Ubaíra também decretou estado de emergência em 2024, após sofrer com fortes chuvas, desta vez, com alagamentos de menor proporção. Laiana, que vivenciou as enchentes de 2021 e teve família e amigos impactados pelas enchentes de 2024, nos conta que aprendeu a não subestimar a natureza. “Apesar de nunca ter acontecido antes, as pessoas meio que subestimaram achando que não chegaria àquele nível de calamidade, de destruição. Eu teria saído de casa quando a água ainda estava baixa”, confessa.
Apesar de terem muitos documentos oficiais com a destinação de verbas para situações de emergência, como mostramos na reportagem, segundo a nota técnica nº1 da Associação Iyaleta, “Governança de Desastres, Trade-off e Adaptação Norte e Nordeste do Brasil”, os municípios do Nordeste têm o menor número de Planos Municipais de Redução de Riscos.
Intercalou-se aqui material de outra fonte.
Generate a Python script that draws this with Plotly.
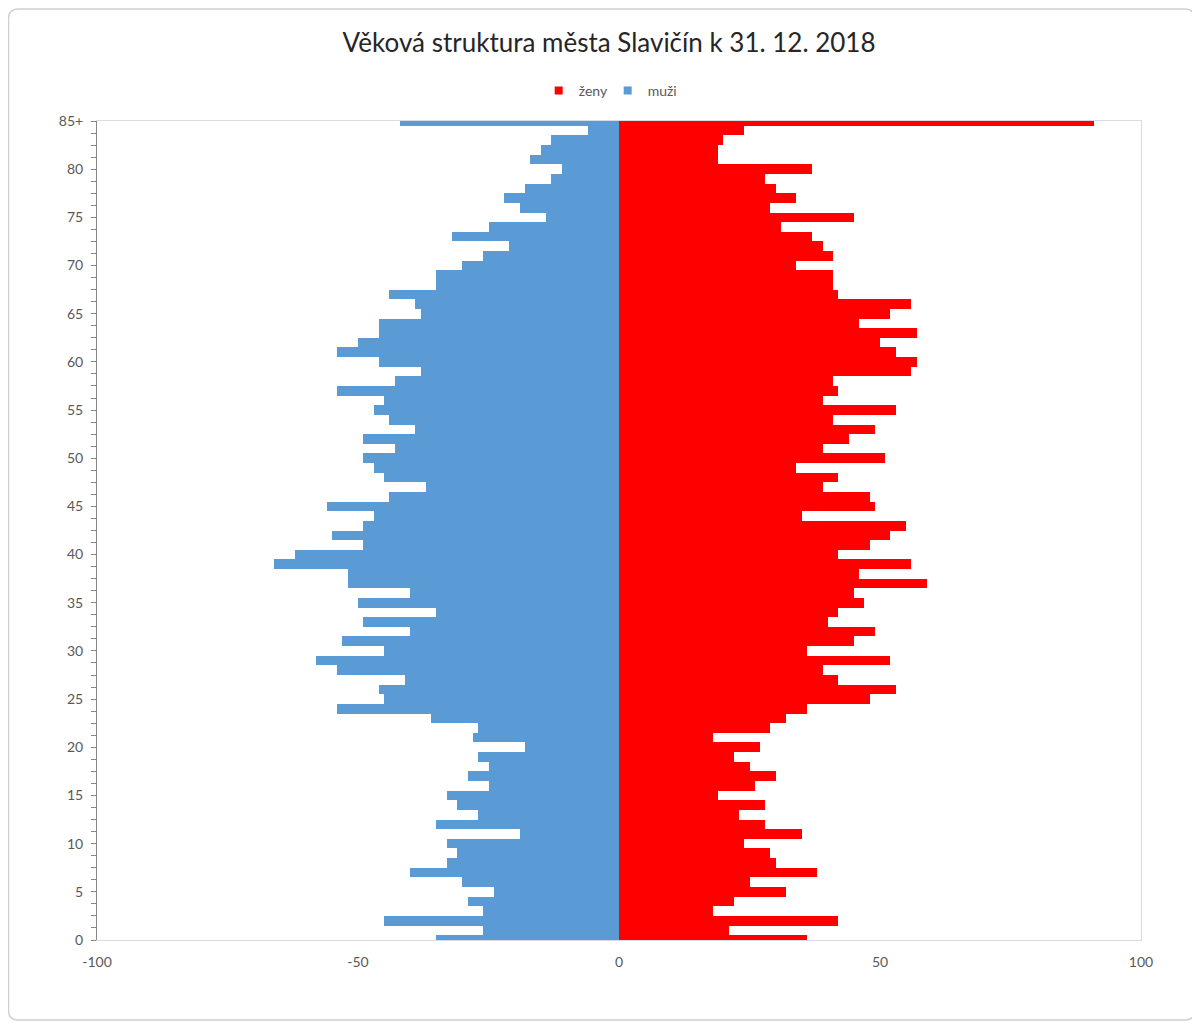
import plotly.graph_objects as go

ages = list(range(0, 86))
tick_vals = [0, 5, 10, 15, 20, 25, 30, 35, 40, 45, 50, 55, 60, 65, 70, 75, 80, 85]
tick_text = ["0", "5", "10", "15", "20", "25", "30", "35", "40", "45", "50", "55",
             "60", "65", "70", "75", "80", "85+"]

zeny = [36, 21, 42, 18, 22, 32, 25, 38, 30, 29, 24, 35, 28, 23, 28, 19, 26, 30, 25, 22,
        27, 18, 29, 32, 36, 48, 53, 42, 39, 52, 36, 45, 49, 40, 42, 47, 45, 59, 46, 56,
        42, 48, 52, 55, 35, 49, 48, 39, 42, 34, 51, 39, 44, 49, 41, 53, 39, 42, 41, 56,
        57, 53, 50, 57, 46, 52, 56, 42, 41, 41, 34, 41, 39, 37, 31, 45, 29, 34, 30, 28,
        37, 19, 19, 20, 24, 91]

muzi = [-35, -26, -45, -26, -29, -24, -30, -40, -33, -31, -33, -19, -35, -27, -31, -33,
        -25, -29, -25, -27, -18, -28, -27, -36, -54, -45, -46, -41, -54, -58, -45, -53,
        -40, -49, -35, -50, -40, -52, -52, -66, -62, -49, -55, -49, -47, -56, -44, -37,
        -45, -47, -49, -43, -49, -39, -44, -47, -45, -54, -43, -38, -46, -54, -50, -46,
        -46, -38, -39, -44, -35, -35, -30, -26, -21, -32, -25, -14, -19, -22, -18, -13,
        -11, -17, -15, -13, -6, -42]

x_ticks = [-100, -50, 0, 50, 100]
x_tick_text = ["-100", "-50", "0", "50", "100"]

RED = "#FF0000"
BLUE = "#5B9BD5"
font_family = "Lato, 'Open Sans', sans-serif"

# page body has an 8px margin: figure coordinates = screen coordinates - 8
W, H = 1200, 1023
L, T = 89, 113          # plot left / top (figure px)
PR, PB = 1133, 932      # plot right / bottom (figure px)
pw, ph = PR - L, PB - T


def px(X):
    return (X - L) / pw


def py(Y):
    return (PB - Y) / ph


bx0, bx1, by0, by1, r = 0.5, 1187, 1, 1012, 10
border = (f"M {px(bx0 + r)},{py(by0)} L {px(bx1 - r)},{py(by0)} "
          f"Q {px(bx1)},{py(by0)} {px(bx1)},{py(by0 + r)} "
          f"L {px(bx1)},{py(by1 - r)} Q {px(bx1)},{py(by1)} {px(bx1 - r)},{py(by1)} "
          f"L {px(bx0 + r)},{py(by1)} Q {px(bx0)},{py(by1)} {px(bx0)},{py(by1 - r)} "
          f"L {px(bx0)},{py(by0 + r)} Q {px(bx0)},{py(by0)} {px(bx0 + r)},{py(by0)} Z")

fig = go.Figure()
fig.add_trace(go.Bar(y=ages, x=zeny, orientation="h", name="ženy", showlegend=False,
                     marker=dict(color=RED, line=dict(width=0)), width=1))
fig.add_trace(go.Bar(y=ages, x=muzi, orientation="h", name="muži", showlegend=False,
                     marker=dict(color=BLUE, line=dict(width=0)), width=1))
# legend entries (small squares like the original)
fig.add_trace(go.Scatter(x=[None], y=[None], mode="markers", name="ženy",
                         marker=dict(symbol="square", size=8, color=RED)))
fig.add_trace(go.Scatter(x=[None], y=[None], mode="markers", name="muži",
                         marker=dict(symbol="square", size=8, color=BLUE)))
# invisible trace to activate the right-hand frame axis
fig.add_trace(go.Scatter(x=[None], y=[None], yaxis="y2", showlegend=False))

fig.update_layout(
    width=W, height=H,
    barmode="overlay", bargap=0,
    plot_bgcolor="white", paper_bgcolor="white",
    margin=dict(l=L, r=W - PR, t=T, b=H - PB, autoexpand=False),
    title=dict(text="Věková struktura města Slavičín k 31. 12. 2018",
               x=(609 - 8) / W, xanchor="center", y=1 - 35 / H, yanchor="middle",
               yref="container", font=dict(family=font_family, size=26, color="#262626")),
    legend=dict(orientation="h", x=(595 - 8) / W, xanchor="center", y=1 - 83 / H,
                yanchor="middle", yref="container",
                font=dict(family=font_family, size=14, color="#595959"),
                itemwidth=30, entrywidth=24, traceorder="normal", tracegroupgap=0),
    font=dict(family=font_family, color="#595959"),
    xaxis=dict(range=[-100, 100], tickvals=x_ticks, ticktext=x_tick_text, ticks="",
               showgrid=False, zeroline=False, showline=True, linecolor="#D6DCE5",
               linewidth=1, mirror=True, ticklabelstandoff=9,
               tickfont=dict(size=14, color="#595959")),
    yaxis=dict(range=[0, 85], tickvals=tick_vals, ticktext=tick_text, ticks="outside",
               ticklen=5, tickcolor="#868686", showgrid=False, zeroline=False,
               showline=True, linecolor="#868686", linewidth=1, ticklabelstandoff=5,
               minor=dict(dtick=1.25, ticks="outside", ticklen=5, tickcolor="#868686"),
               tickfont=dict(size=14, color="#595959")),
    yaxis2=dict(range=[0, 85], overlaying="y", side="right", showline=True,
                linecolor="#D6DCE5", showticklabels=False, ticks="", showgrid=False,
                zeroline=False),
    shapes=[dict(type="path", xref="paper", yref="paper", path=border,
                 line=dict(color="#D0D0D0", width=1.5), layer="below")],
)

fig.write_html("out.html")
Segundo o documento, a região tem menos de 30% de disposições para prevenção de enchentes ou inundações graduais, enxurradas ou inundações bruscas. Além disso, a nota revelou que cerca de 6% do total de municípios brasileiros apresentavam a existência de planos de implantação de obras e serviços para reduzir o risco de desastres. E no Nordeste, esse número é ainda menor, com 5,78% dos municípios preparados com planos de redução de danos aos desastres ambientais.
Todos os paineis e pesquisas sobre o clima já comprovaram que o planeta está em situação de emergência climática, as consequências disso já preocupam o globo e, apesar dos governos estadual e federal destinarem grande número de fundos para cidades em situações de emergência, os moradores continuam sofrendo com a repetição de tragédias na Bahia. Cada choro das famílias que precisam se reerguer pós-enchentes, deslizamentos e outras tragédias, abre margem para a pergunta: Será que o dinheiro gasto na atuação pós desastres ambientais, que reconstrói e desafoga cidades inteiras, não seria mais consolador se usado na prevenção de desastres?
*Em caso de desastres ambientais, a população deve acionar a Defesa Civil, através do número 199, que está disponível em todo o território nacional.
**Esta reportagem foi produzida com o uso do ‘Querido Diário’, ferramenta de inovação cívica criada para abrir e integrar os diários oficiais.